Promotion of ESC rights in the post conflict society and accession/ratification of OP-ICESCR
The government and its agencies should play active role for realization of ESC rights. They should mobilize means and resources and construct infrastructure. Nepal government and its authority seem to be unwilling to ensure these rights with the false belief that it requires additional expenditure. FOHRID has been conducting discussions with political parties, thematic experts, civil society and other stakeholders on the issue of ensuring these rights to the people. In this context, a discussion was organized by FOHRID in Kathmandu on 12 June 2012. The Objectives of the program was to encourage positively awareness and concern of general citizens towards ESC rights and to discuss about government attitude towards ESC rights and exert pressure to the government for ratification of the OP-ICESCR. More than 34 participants representing human rights community, civil society, lawyers, students and other stakeholders actively participated the program. Following conclusion was drawn from the expert opinion and feedback of the participants:

  • Though Nepal ratified to the ICESCR on 14 May 1991, less discussion is made on the rights enshrined in the Covenant. It is necessary to discuss the issue of ESC rights in the post conflict situation from national to the grassroots level. The issue of ratification to the OP-ICESCR should also be forwarded with it. Implementation of ESC rights in Nepal, monitoring of the realization of these rights and seeking remedy for violation of these rights should be raised along with the campaign for ratification to the OP-ICESCR.
  • There is lack of effective mechanism to seek justice for violation of ESC rights in Nepal. The state neglects these rights saying that they are the subject of progressive realization. The understanding of the general people is also similar, which has hindered timely realization of these rights. The general public must be sensitized to the fact that ESC rights are enforceable and justiciable.
  • The issue of ESC rights is the common agenda of human rights and civil society. The people from the grassroots level should be sensitized on this issue. Collaboration between the organizations working in this field is necessary to succeed the campaign. This has been started, and we need to make it more systematic with proper action plan.
  • Some organizations have been working with specific ESC rights issues such as rights to food, health and education. They have expertise in their respective field. These organizations should be encouraged to work in the common framework of ESC rights. We must start working on the measures such as monitoring of the violation of ESC rights, documentation, filing PIL. Such measures shall assist us to follow up the state reports submitted to the UN and preparing and submitting alternative / shadow report on behalf of the civil society. Therefore, we must concentrate on three issues. First, documentation of ESC rights violation; second, seeking justice on the violation of ESC rights; and third, human rights and civil society collaboration for awareness creation and exerting pressure to the policy making level on the ESC rights.

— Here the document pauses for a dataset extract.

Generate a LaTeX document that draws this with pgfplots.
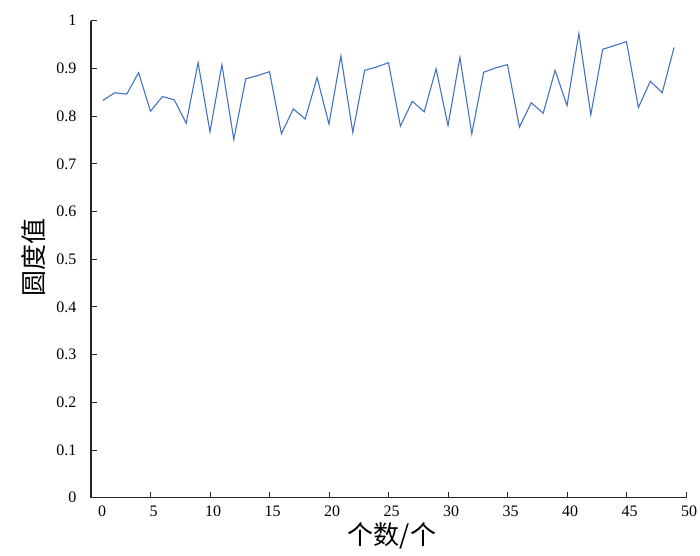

Several efforts have been made in the field of ESC rights but they are not enough and effective. The government is indifferent towards fulfilling these rights. There is absence of effective mechanism to ensure justice to the victims of ESC rights violation, and the victims do not have access to justice. Nepal has so far become party to 22 international instruments; however, their implementation status is not encouraging. In this backdrop, it is necessary to exert pressure by all the stakeholders from their respective fields to accede to the OP-ICESCR.

 

Lobbying for ratification/accession of OP-ICESCR
A delegation of the human rights and civil society led by FOHRID Chairman Nutan Thapaliya met with Narayan Kaji Shrestha, Deputy Prime Minister and Minister for Foreign Affairs at his office at Singha Durbar, Kathmandu on 12 June 2012. The Deputy Prime Minister and Minister for Foreign Affairs listened with keen interest to the briefing by delegation about the importance and need of ratifying Optional Protocol to the International Covenant on Economic, Social and Cultural Rights (OP-ICESCR). He thanked the delegation for raising this important issue at the time when only the political rights are being emphasized in the constitution making process. He assured that he would seriously consider the need to respect, protect and promote economic, social and cultural rights of the people through becoming party to the OP-ICESCR. Deputy Prime Minister Shrestha expressed commitment to more deeply study about this issue through his own channel in the Ministry of Foreign Affairs and make efforts to ratify it on behalf of Nepal government.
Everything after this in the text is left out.